⟨

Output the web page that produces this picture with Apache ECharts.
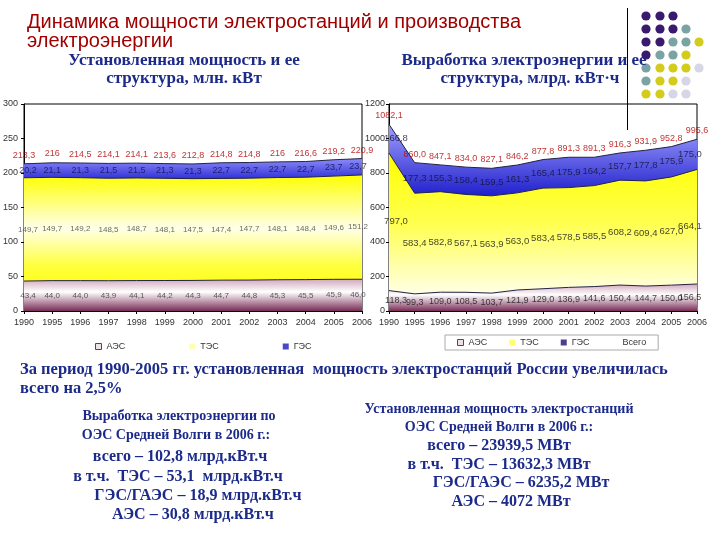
<!DOCTYPE html>
<html><head><meta charset="utf-8">
<script src="https://cdn.jsdelivr.net/npm/echarts@6/dist/echarts.min.js"></script>
<style>html,body{margin:0;padding:0;background:#fff}#c{width:720px;height:540px}</style>
</head><body><div id="c"></div>
<script>
const years = ['1990','1995','1996','1997','1998','1999','2000','2001','2002','2003','2004','2005','2006'];
// Left chart: installed capacity, mln kW
const capAES = [43.4,44.0,44.0,43.9,44.1,44.2,44.3,44.7,44.8,45.3,45.5,45.9,46.0];
const capTES = [149.7,149.7,149.2,148.5,148.7,148.1,147.5,147.4,147.7,148.1,148.4,149.6,151.2];
const capGES = [20.2,21.1,21.3,21.5,21.5,21.3,21.3,22.7,22.7,22.7,22.7,23.7,23.7];
const capTotal = [213.3,216,214.5,214.1,214.1,213.6,212.8,214.8,214.8,216,216.6,219.2,220.9];
// Right chart: generation, bln kWh
const genAES = [118.3,99.3,109.0,108.5,103.7,121.9,129.0,136.9,141.6,150.4,144.7,150.0,156.5];
const genTES = [797.0,583.4,582.8,567.1,563.9,563.0,583.4,578.5,585.5,608.2,609.4,627.0,664.1];
const genGES = [166.8,177.3,155.3,158.4,159.5,161.3,165.4,175.9,164.2,157.7,177.8,175.9,175.0];
const genTotal = [1082.1,860.0,847.1,834.0,827.1,846.2,877.8,891.3,891.3,916.3,931.9,952.8,995.6];
// Axis ticks
const capAxis = {min:0, max:300, interval:50};
const genAxis = {min:0, max:1200, interval:200};

const f1 = v => v.toFixed(1).replace('.', ',');
const fTrim = v => Number.isInteger(v) ? String(v) : f1(v);

const FONT = '"Liberation Sans", Arial, sans-serif';
const SERIF = '"Liberation Serif", "Times New Roman", serif';
const BLUE_TXT = '#1c2a8a';

function grad(stops){
  return new echarts.graphic.LinearGradient(0,0,0,1, stops.map(s=>({offset:s[0], color:s[1]})));
}
const mauve = () => grad([[0,'#d2a8be'],[0.4,'#ffffff'],[1,'#7a2c56']]);
const yellowL = () => grad([[0,'#ffff00'],[0.5,'#ffffea'],[0.85,'#ffff40'],[1,'#ffff20']]);
const yellowR = () => grad([[0,'#ffff00'],[0.5,'#ffff50'],[1,'#ffffe6']]);
const blueL = () => grad([[0,'#8c8cfa'],[1,'#3232d8']]);
const blueR = () => grad([[0,'#a0a0ff'],[1,'#2020cc']]);

function areaSeries(name, data, gi, color){
  return {
    name, type:'line', stack:'s'+gi, data, xAxisIndex:gi, yAxisIndex:gi,
    showSymbol:false, symbol:'none', smooth:false,
    lineStyle:{color:'#222244', width:1},
    itemStyle:{color: color},
    areaStyle:{color: color, opacity:1},
    z:2
  };
}
function midLabels(name, vals, bases, gi, fmt, color, fs, edge){
  const last = vals.length - 1;
  return {
    name, type:'scatter', xAxisIndex:gi, yAxisIndex:gi, symbolSize:0, z:5,
    data: vals.map((v,i)=>{
      const item = {value:[i, bases[i] + v/2], raw:v};
      if (i === 0) item.label = {offset:[edge,0]};
      if (i === last) item.label = {offset:[-edge,0]};
      return item;
    }),
    label:{show:true, position:'inside', color, fontSize:fs, fontFamily:FONT,
      formatter: p => fmt(p.data.raw)},
    emphasis:{disabled:true}, silent:true, tooltip:{show:false}
  };
}
function totalLabels(name, vals, gi, fmt, fs){
  return {
    name, type:'scatter', xAxisIndex:gi, yAxisIndex:gi, symbolSize:0, z:5,
    data: vals.map((v,i)=>[i, v]),
    label:{show:true, position:'top', distance:4, color:'#b00000', fontSize:fs, fontFamily:FONT,
      formatter: p => fmt(p.data[1])},
    silent:true
  };
}
const zeros = years.map(()=>0);
const cap1 = capAES.slice();
const cap2 = capAES.map((v,i)=>v+capTES[i]);
const gen1 = genAES.slice();
const gen2 = genAES.map((v,i)=>v+genTES[i]);

const axisCommonX = gi => ({
  type:'category', gridIndex:gi, data:years, boundaryGap:false,
  axisLine:{lineStyle:{color:'#000', width:1}},
  axisTick:{show:true, length:3, lineStyle:{color:'#000'}},
  axisLabel:{color:'#333', fontSize:9, fontFamily:FONT, margin:7, interval:0},
  splitLine:{show:false}
});
const axisCommonY = (gi, ax, margin) => ({
  type:'value', gridIndex:gi, min:ax.min, max:ax.max, interval:ax.interval,
  axisLine:{show:true, lineStyle:{color:'#000', width:1}},
  axisTick:{show:true, length:3, lineStyle:{color:'#000'}},
  axisLabel:{color:'#333', fontSize:9, fontFamily:FONT, margin, formatter: v => String(v)},
  splitLine:{show:false}
});

const dotColors = {P:'#3a1a6e', T:'#7aa4a4', Y:'#d4cc1c', L:'#d6d6e6'};
const dotRows = ['PPP','PPPT','PPTTY','PTTY','TYYYL','TYYL','YYLL'];
const dotX = [646,660,673,686,699];
const dotY = [16,29,42,55,68,81,94];
const dots = [];
dotRows.forEach((row,r)=>{ row.split('').forEach((c,k)=>{
  dots.push({type:'circle', shape:{cx:dotX[k], cy:dotY[r], r:4.6}, style:{fill:dotColors[c]}, z:1});
});});

function txt(text, x, y, font, fill, align){
  return {type:'text', x, y, z:10, style:{text, font, fill, textAlign:align||'left', textVerticalAlign:'middle'}};
}

const chart = echarts.init(document.getElementById('c'));
chart.setOption({
  animation:false,
  backgroundColor:'#fff',
  grid:[
    {left:22, top:104, width:340, height:207, show:true, borderColor:'#000', borderWidth:1, backgroundColor:'#fff'},
    {left:389, top:104, width:308, height:207, show:true, borderColor:'#000', borderWidth:1, backgroundColor:'#fff'}
  ],
  xAxis:[axisCommonX(0), axisCommonX(1)],
  yAxis:[axisCommonY(0, capAxis, 6), axisCommonY(1, genAxis, 4)],
  legend:[
    {left:90, top:337, itemWidth:6, itemHeight:6, itemGap:64, icon:'rect',
     textStyle:{fontSize:9, color:'#333', fontFamily:FONT},
     data:[
      {name:'АЭС', itemStyle:{color:'#f0e0ea', borderColor:'#604050', borderWidth:1}},
      {name:'ТЭС', itemStyle:{color:'#ffffb0'}},
      {name:'ГЭС', itemStyle:{color:'#4848c8'}}
     ]},
    {left:445, top:335, itemWidth:6, itemHeight:6, itemGap:22, icon:'rect',
     padding:[3,12,3,12], backgroundColor:'#fff', borderColor:'#aaa', borderWidth:1,
     textStyle:{fontSize:9, color:'#333', fontFamily:FONT},
     data:[
      {name:'АЭС', itemStyle:{color:'#f0e0ea', borderColor:'#604050', borderWidth:1}},
      {name:'ТЭС', itemStyle:{color:'#ffff70'}},
      {name:'ГЭС', itemStyle:{color:'#503c90'}},
      {name:'Всего', itemStyle:{color:'rgba(0,0,0,0)'}}
     ]}
  ],
  series:[
    areaSeries('АЭС', capAES, 0, mauve()),
    areaSeries('ТЭС', capTES, 0, yellowL()),
    areaSeries('ГЭС', capGES, 0, blueL()),
    midLabels('АЭС', capAES, zeros, 0, f1, '#333', 8, 4),
    midLabels('ТЭС', capTES, cap1, 0, f1, '#444', 8, 4),
    midLabels('ГЭС', capGES, cap2, 0, f1, '#10104a', 9, 4),
    totalLabels('Всего', capTotal, 0, fTrim, 9),
    areaSeries('АЭС', genAES, 1, mauve()),
    areaSeries('ТЭС', genTES, 1, yellowR()),
    areaSeries('ГЭС', genGES, 1, blueR()),
    midLabels('АЭС', genAES, zeros, 1, f1, '#111', 9, 7),
    midLabels('ТЭС', genTES, gen1, 1, f1, '#111', 9.5, 7),
    midLabels('ГЭС', genGES, gen2, 1, f1, '#111133', 9.5, 7),
    totalLabels('Всего', genTotal, 1, f1, 9)
  ],
  graphic:[
    ...dots,
    {type:'line', shape:{x1:627.5, y1:8, x2:627.5, y2:130}, style:{stroke:'#000', lineWidth:1}, z:20},
    txt('Динамика мощности электростанций и производства', 27, 22, '20px '+FONT, '#a00000'),
    txt('электроэнергии', 27, 41, '20px '+FONT, '#a00000'),
    txt('Установленная мощность и ее', 184, 61, 'bold 17px '+SERIF, BLUE_TXT, 'center'),
    txt('структура, млн. кВт', 184, 79, 'bold 17px '+SERIF, BLUE_TXT, 'center'),
    txt('Выработка электроэнергии и ее', 524, 61, 'bold 17px '+SERIF, BLUE_TXT, 'center'),
    txt('структура, млрд. кВт·ч', 530, 79, 'bold 17px '+SERIF, BLUE_TXT, 'center'),
    txt('За период 1990-2005 гг. установленная  мощность электростанций России увеличилась', 20, 370, 'bold 16.5px '+SERIF, BLUE_TXT),
    txt('всего на 2,5%', 20, 389, 'bold 16.5px '+SERIF, BLUE_TXT),
    txt('Выработка электроэнергии по', 179, 416, 'bold 14px '+SERIF, BLUE_TXT, 'center'),
    txt('ОЭС Средней Волги в 2006 г.:', 176, 435, 'bold 14px '+SERIF, BLUE_TXT, 'center'),
    txt('всего – 102,8 млрд.кВт.ч', 180, 457, 'bold 16px '+SERIF, BLUE_TXT, 'center'),
    txt('в т.ч.  ТЭС – 53,1  млрд.кВт.ч', 178, 477, 'bold 16px '+SERIF, BLUE_TXT, 'center'),
    txt('ГЭС/ГАЭС – 18,9 млрд.кВт.ч', 198, 496, 'bold 16px '+SERIF, BLUE_TXT, 'center'),
    txt('АЭС – 30,8 млрд.кВт.ч', 193, 515, 'bold 16px '+SERIF, BLUE_TXT, 'center'),
    txt('Установленная мощность электростанций', 499, 409, 'bold 14px '+SERIF, BLUE_TXT, 'center'),
    txt('ОЭС Средней Волги в 2006 г.:', 499, 427, 'bold 14px '+SERIF, BLUE_TXT, 'center'),
    txt('всего – 23939,5 МВт', 499, 446, 'bold 16px '+SERIF, BLUE_TXT, 'center'),
    txt('в т.ч.  ТЭС – 13632,3 МВт', 499, 465, 'bold 16px '+SERIF, BLUE_TXT, 'center'),
    txt('ГЭС/ГАЭС – 6235,2 МВт', 521, 483, 'bold 16px '+SERIF, BLUE_TXT, 'center'),
    txt('АЭС – 4072 МВт', 511, 502, 'bold 16px '+SERIF, BLUE_TXT, 'center')
  ]
});
</script></body></html>
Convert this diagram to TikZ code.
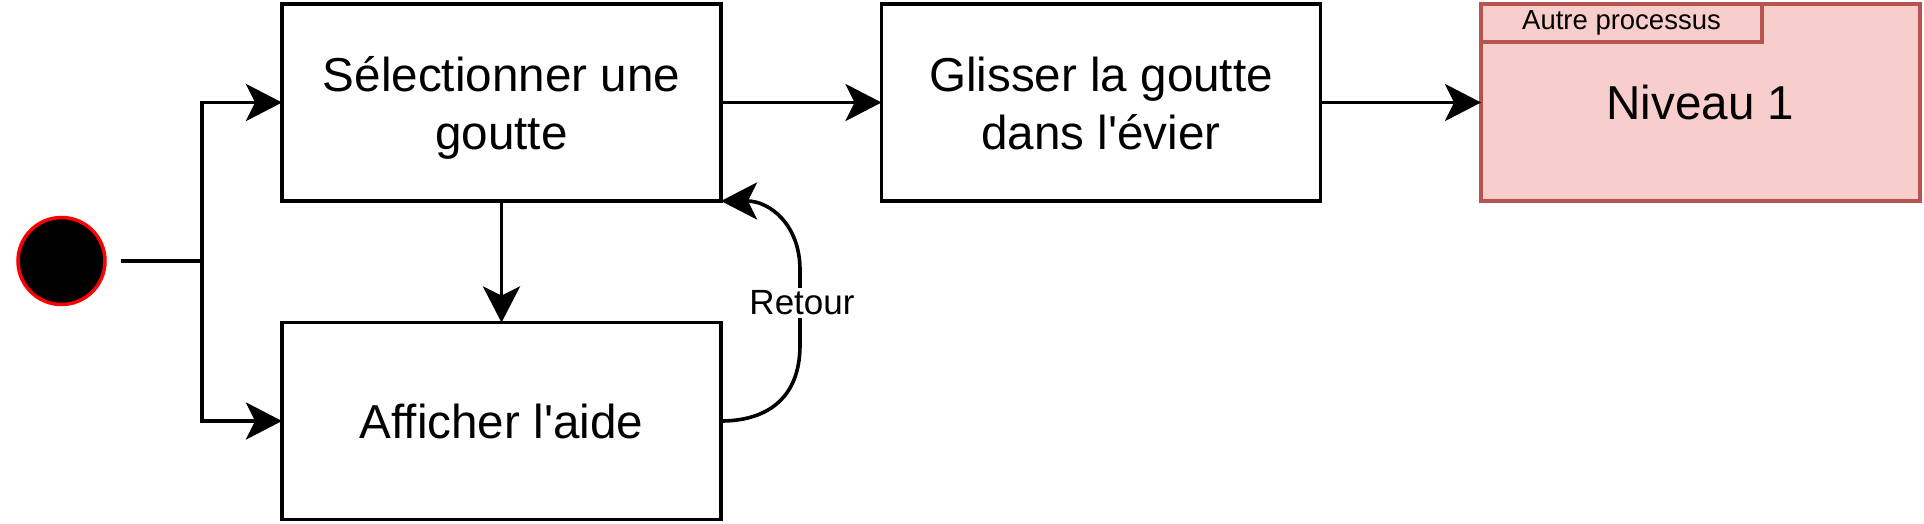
\documentclass[tikz,border=0pt]{standalone}
\usepackage{fontspec}
\setmainfont{Liberation Sans}
\usetikzlibrary{arrows.meta}
\definecolor{pinkfill}{HTML}{F8CECC}
\definecolor{pinkline}{HTML}{B85450}
\newcommand{\twolines}[2]{\raisebox{0pt}[\dimexpr\height+12pt\relax][\depth]{\begin{tabular}{@{}c@{}}#1\\#2\end{tabular}}}
\begin{document}
\begin{tikzpicture}[x=1pt,y=-1pt,
  box/.style={draw=black, line width=3.6pt, minimum width=439pt, minimum height=197pt, align=center, inner sep=0pt, outer sep=0pt, font=\fontsize{47.6}{58}\selectfont},
  conn/.style={line width=3.6pt, -{Stealth[length=36pt,width=37pt,inset=9pt]}},
  plain/.style={line width=3.6pt},
]
\useasboundingbox (0,0) rectangle (1924,524);

\node[box] (sel) at (501.5,102.5) {\twolines{Sélectionner une}{goutte}};
\node[box] (aide) at (501.5,421) {Afficher l\textquotesingle aide};
\node[box] (gli) at (1101,102.5) {\twolines{Glisser la goutte}{dans l\textquotesingle évier}};
\node[box, draw=pinkline, fill=pinkfill] (niv) at (1700.5,102.5) {Niveau 1};
\node[draw=pinkline, fill=pinkfill, line width=3.6pt, minimum width=281pt, minimum height=38pt, inner sep=0pt, outer sep=0pt, anchor=north west, font=\fontsize{27.5}{33}\selectfont] (tab) at (niv.north west) {Autre processus};

\node[circle, fill=black, draw=red, line width=3.5pt, minimum size=87pt, inner sep=0pt, outer sep=0pt] (init) at (61.5,261) {};
\coordinate (fork) at (202,261);

\draw[plain, shorten <=15.5pt] (init.east) -- (fork);
\draw[conn] (fork) |- (sel.west);
\draw[conn] (fork) |- (aide.west);
\draw[conn] (sel.south) -- (aide.north);
\draw[conn] (sel.east) -- (gli.west);
\draw[conn] (gli.east) -- (niv.west);

\draw[conn] (aide.east) .. controls (765,421) and (800,400) .. (800,345) -- (800,270) .. controls (800,225) and (770,201) .. (sel.south east);
\node[fill=white, inner sep=3pt, font=\fontsize{35}{42}\selectfont] (ret) at (802,303) {Retour};
\end{tikzpicture}
\end{document}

⟩

## Problem details
Above are some records. Output exactly the lines from the one that contains "Convert this diagram to TikZ code." to the one that contains "(0,0) rectangle (1924,524);", keeping both, and omit the pictures.

## Expected output
Convert this diagram to TikZ code.
\documentclass[tikz,border=0pt]{standalone}
\usepackage{fontspec}
\setmainfont{Liberation Sans}
\usetikzlibrary{arrows.meta}
\definecolor{pinkfill}{HTML}{F8CECC}
\definecolor{pinkline}{HTML}{B85450}
\newcommand{\twolines}[2]{\raisebox{0pt}[\dimexpr\height+12pt\relax][\depth]{\begin{tabular}{@{}c@{}}#1\\#2\end{tabular}}}
\begin{document}
\begin{tikzpicture}[x=1pt,y=-1pt,
  box/.style={draw=black, line width=3.6pt, minimum width=439pt, minimum height=197pt, align=center, inner sep=0pt, outer sep=0pt, font=\fontsize{47.6}{58}\selectfont},
  conn/.style={line width=3.6pt, -{Stealth[length=36pt,width=37pt,inset=9pt]}},
  plain/.style={line width=3.6pt},
]
\useasboundingbox (0,0) rectangle (1924,524);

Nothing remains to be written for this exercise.